If your parrot is already eating pellets on a regular basis then mixing dry mix in with pellets and some seeds will encourage your bird to forage, even if at first they are not actually digesting any of the newer more colourful ingredients in the bowl.
In the wild parrots spend 90% of their day foraging, and the importance of ensuring our captive parrots have the same foraging opportunities tends to be wildly underestimated. We need to be giving our birds far more opportunity to forage for food, as their wild cousins do, and so combining as many ingredients together and allowing them to choose their own diet is as close to nature as we can possibly get.

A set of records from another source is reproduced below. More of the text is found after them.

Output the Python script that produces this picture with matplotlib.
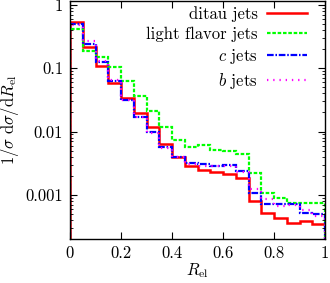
import numpy as np
import matplotlib
matplotlib.use("Agg")
import matplotlib.pyplot as plt
from matplotlib.ticker import FixedLocator, FuncFormatter, LogLocator, NullFormatter
from matplotlib.lines import Line2D

plt.rcParams['font.family'] = ['cmr10', 'DejaVu Serif']
plt.rcParams['mathtext.fontset'] = 'cm'
plt.rcParams['axes.formatter.use_mathtext'] = True

edges = np.linspace(0, 1, 21)

ditau = [0.53, 0.215, 0.108, 0.0575, 0.0334, 0.0198, 0.0116, 0.0063, 0.0040, 0.00284,
         0.00246, 0.00232, 0.00216, 0.00184, 0.00080, 0.00051, 0.000435, 0.000363, 0.00038, 0.00035]
light = [0.42, 0.186, 0.148, 0.103, 0.064, 0.037, 0.021, 0.012, 0.0073, 0.0057,
         0.0061, 0.0051, 0.0049, 0.0044, 0.00224, 0.00105, 0.00088, 0.00073, 0.00073, 0.00075]
cjets = [0.50, 0.246, 0.125, 0.063, 0.032, 0.0171, 0.0098, 0.0056, 0.0040, 0.0032,
         0.0031, 0.0029, 0.0030, 0.0024, 0.00105, 0.00072, 0.00072, 0.00072, 0.00052, 0.00050]
bjets = [0.48, 0.268, 0.128, 0.065, 0.031, 0.0168, 0.0095, 0.0054, 0.0040, 0.0031,
         0.0029, 0.0028, 0.0029, 0.0023, 0.00125, 0.00087, 0.00067, 0.00070, 0.00058, 0.00047]

labels = ['ditau jets', 'light flavor jets', '$c$ jets', '$b$ jets']
colors = ['#ff0000', '#00ff00', '#0000ff', '#ff00ff']
styles = ['-', (0, (1.6, 0.8)), (0, (3, 0.8, 0.7, 0.8)), (0, (0.6, 2.2))]
widths = [1.8, 1.6, 1.6, 1.6]

fig = plt.figure(figsize=(3.3, 2.83), dpi=100)
ax = fig.add_axes([70 / 330, 1 - 239 / 283, 255 / 330, 238 / 283])

for vals, lab, c, ls, lw in zip([ditau, light, cjets, bjets], labels, colors, styles, widths):
    ax.stairs(vals, edges, baseline=1e-6, color=c, linestyle=ls, linewidth=lw, label=lab)

ax.set_yscale('log')
ax.set_xlim(0, 1)
ax.set_ylim(2.0e-4, 1.157)

ax.xaxis.set_major_locator(FixedLocator([0, 0.2, 0.4, 0.6, 0.8, 1.0]))
ax.xaxis.set_major_formatter(FuncFormatter(lambda v, p: '%g' % v))
ax.yaxis.set_major_locator(FixedLocator([1e-3, 1e-2, 1e-1, 1]))
ax.yaxis.set_major_formatter(FuncFormatter(lambda v, p: '%g' % v))
ax.yaxis.set_minor_locator(LogLocator(base=10, subs=np.arange(2, 10)))
ax.yaxis.set_minor_formatter(NullFormatter())

ax.tick_params(which='both', direction='in', top=True, right=True, labelsize=12, pad=5)
ax.tick_params(which='major', length=5, width=0.8)
ax.tick_params(which='minor', length=2.5, width=0.6)
for s in ax.spines.values():
    s.set_linewidth(1.0)

ax.set_xlabel(r'$R_{\rm el}$', fontsize=12, labelpad=0)
ax.set_ylabel(r'$1/\sigma\ \mathrm{d}\sigma/\mathrm{d}R_{\rm el}$', fontsize=12, labelpad=3)

handles = [Line2D([], [], color=c, linestyle=ls, linewidth=lw) for c, ls, lw in zip(colors, styles, widths)]
leg = ax.legend(handles, labels, loc='upper right', frameon=False, markerfirst=False,
                fontsize=12, handlelength=2.4, labelspacing=0.3, borderaxespad=0.0,
                handletextpad=0.55, borderpad=0.0,
                bbox_to_anchor=(1 - 18 / 255, 1 - 5 / 238))

fig.savefig('out.png', dpi=100)
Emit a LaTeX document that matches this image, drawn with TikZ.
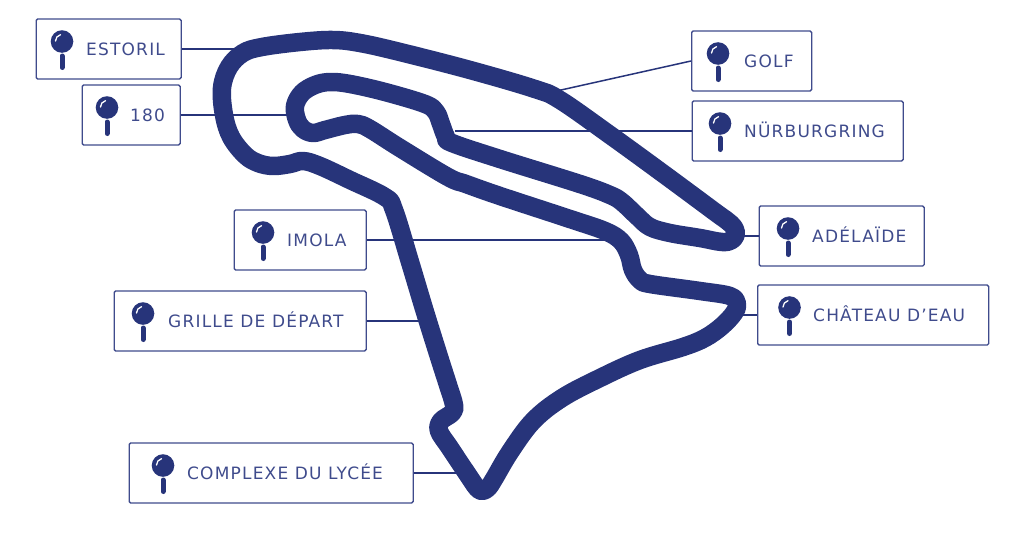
\documentclass[tikz,border=0pt]{standalone}
\usepackage{fontspec}
\setmainfont[LetterSpace=7]{DejaVu Sans}
\usetikzlibrary{positioning,calc}
\definecolor{trackblue}{HTML}{27347A}
\definecolor{boxblue}{HTML}{3F4B8C}
\tikzset{
  labelbox/.style={draw=boxblue,line width=1.3pt,rounded corners=1.5pt,minimum height=60pt,anchor=west,inner sep=0pt},
  labeltext/.style={text=boxblue,font=\fontsize{17}{18}\selectfont,anchor=base west,inner sep=0pt},
  leader/.style={draw=trackblue,line width=1.5pt},
  track/.style={draw=trackblue,line width=18.5pt,line join=round},
  pin/.pic={
    \fill[trackblue] (0,0) circle (11.3);
    \draw[trackblue,line width=5pt,line cap=round] (0,14.5) -- (0,26);
    \draw[white,line width=1.3pt,line cap=round] (-6.5,-0.5) .. controls (-6.5,-3.5) and (-4.5,-6) .. (-1.5,-6.8);
  }
}
\begin{document}
\begin{tikzpicture}[x=1pt,y=-1pt]
  \useasboundingbox (0,0) rectangle (1024,533);
  % free ends of the leaders, under the track
  \coordinate (endestoril) at (235,49);
  \coordinate (endoneeighty) at (298,115);
  \coordinate (endgolf) at (552,92);
  \coordinate (endnurburgring) at (455,131);
  \coordinate (endadelaide) at (738,236);
  \coordinate (endchateau) at (738,315);
  \coordinate (endimola) at (608,240);
  \coordinate (endgrille) at (425,321);
  \coordinate (endcomplexe) at (458,473);
  % boxes, pins and names
  \foreach \name/\bx/\by/\bw/\px/\tx/\txt in {
    estoril/35.5/49/145/62/86/ESTORIL,
    oneeighty/81.5/115/98/107/130/180,
    golf/691/61/120/718/744/GOLF,
    nurburgring/691.5/131/211/720/744/NÜRBURGRING,
    adelaide/758.5/236/165/788/812/ADÉLAÏDE,
    chateau/757/315/231/789.5/813/CHÂTEAU D’EAU,
    imola/233.5/240/132/263/287/IMOLA,
    grille/113.5/321/252/143/168/GRILLE DE DÉPART,
    complexe/128.5/473/284/163/187/COMPLEXE DU LYCÉE}{
    \node[labelbox,minimum width=\bw pt] (\name) at (\bx,\by) {};
    \pic at (\px,\by-7.5) {pin};
    \node[labeltext] (\name text) at (\tx,\by+6) {\txt};
  }
  % leaders
  \draw[leader] (estoril.east) -- (endestoril);
  \draw[leader] (oneeighty.east) -- (endoneeighty);
  \draw[leader] (golf.west) -- (endgolf);
  \draw[leader] (nurburgring.west) -- (endnurburgring);
  \draw[leader] (adelaide.west) -- (endadelaide);
  \draw[leader] (chateau.west) -- (endchateau);
  \draw[leader] (imola.east) -- (endimola);
  \draw[leader] (grille.east) -- (endgrille);
  \draw[leader] (complexe.east) -- (endcomplexe);
  % circuit
  \draw[track] plot[smooth cycle,tension=0.6] coordinates {
    (394,210) (410,262) (425,312) (440,360) (448,385) (454,405) (452,413)
    (441,421) (439,431) (450,448) (470,478) (477,488) (482,491) (488,488)
    (494,479) (510,452) (533,421) (562,398) (600,378) (640,360) (683,347)
    (705,338) (722,326) (734,313) (737,304) (730,296) (700,291) (650,284)
    (640,280) (633,270) (629,255) (621,241) (605,231) (570,219) (500,196)
    (466,184) (448,177) (400,148) (370,129) (358,124) (345,125) (325,130)
    (313,133) (303,129) (297,120) (295,106) (302,93) (315,85) (330,82)
    (350,84) (385,92) (425,104) (436,112) (441,124) (446,137) (452,143)
    (500,159) (580,184) (610,195) (622,202) (637,216) (650,227) (670,233)
    (700,238) (722,242) (732,240) (736,233) (731,224) (715,212) (665,175)
    (610,135) (560,100) (535,89) (470,70) (400,52) (360,43) (333,40)
    (300,42) (262,47) (243,53) (229,67) (222,88) (224,115) (231,137)
    (245,155) (258,163) (273,166) (290,164) (303,161) (320,166) (350,180)
    (385,197)};
\end{tikzpicture}
\end{document}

Stop feeding all the unhealthy food!
If your parrot is still not trying the healthy food and Dry Mix, then consider carefully what they are eating throughout the day. Are you giving them a big bowl of seeds to make up for the lack of healthy food they're consuming? Have you mixed in too many seeds into the Dry Mix? Did you offer a pizza crust earlier in the day, and let your parrot nibble on your burger bun?
If your parrot has access to a larger proportion of unhealthy food for the majority of the day you will never succeed with getting your parrot to eat a healthy diet. They will stubbornly wait out until they get something they like, because they know it is coming. Use will power and stop giving your parrot tidbits off of your plate, reduce their unhealthy store bought seed mix, take their nut intake down to only for training or good behaviour, leave them with the understanding that this is their new life, and they have to get used to it!
Feeding a parrot a healthy diet is about discipline for you and understanding of parrot behaviour and psychology, and once they start eating they will adapt and look forward to their healthy meals! But don't expect the bowl to be emptied at every single meal.
This brings me onto my last point, if your parrot isn't eating everything in the bowl, then that is OK! They know what they like, they know what their body needs, and they will consume what they know they need to consume. Over time this will change, and they will opt for different ingredients as their body's needs adapt. Offering a huge variety of foods is not so that we can force them to eat absolutely every one of those ingredients, its so that they have the choice and option to choose their own food intake based on their own needs and desires. A parrot that is allowed to make his own decisions in what he consumes is a happy and far more balance parrot behaviour wise.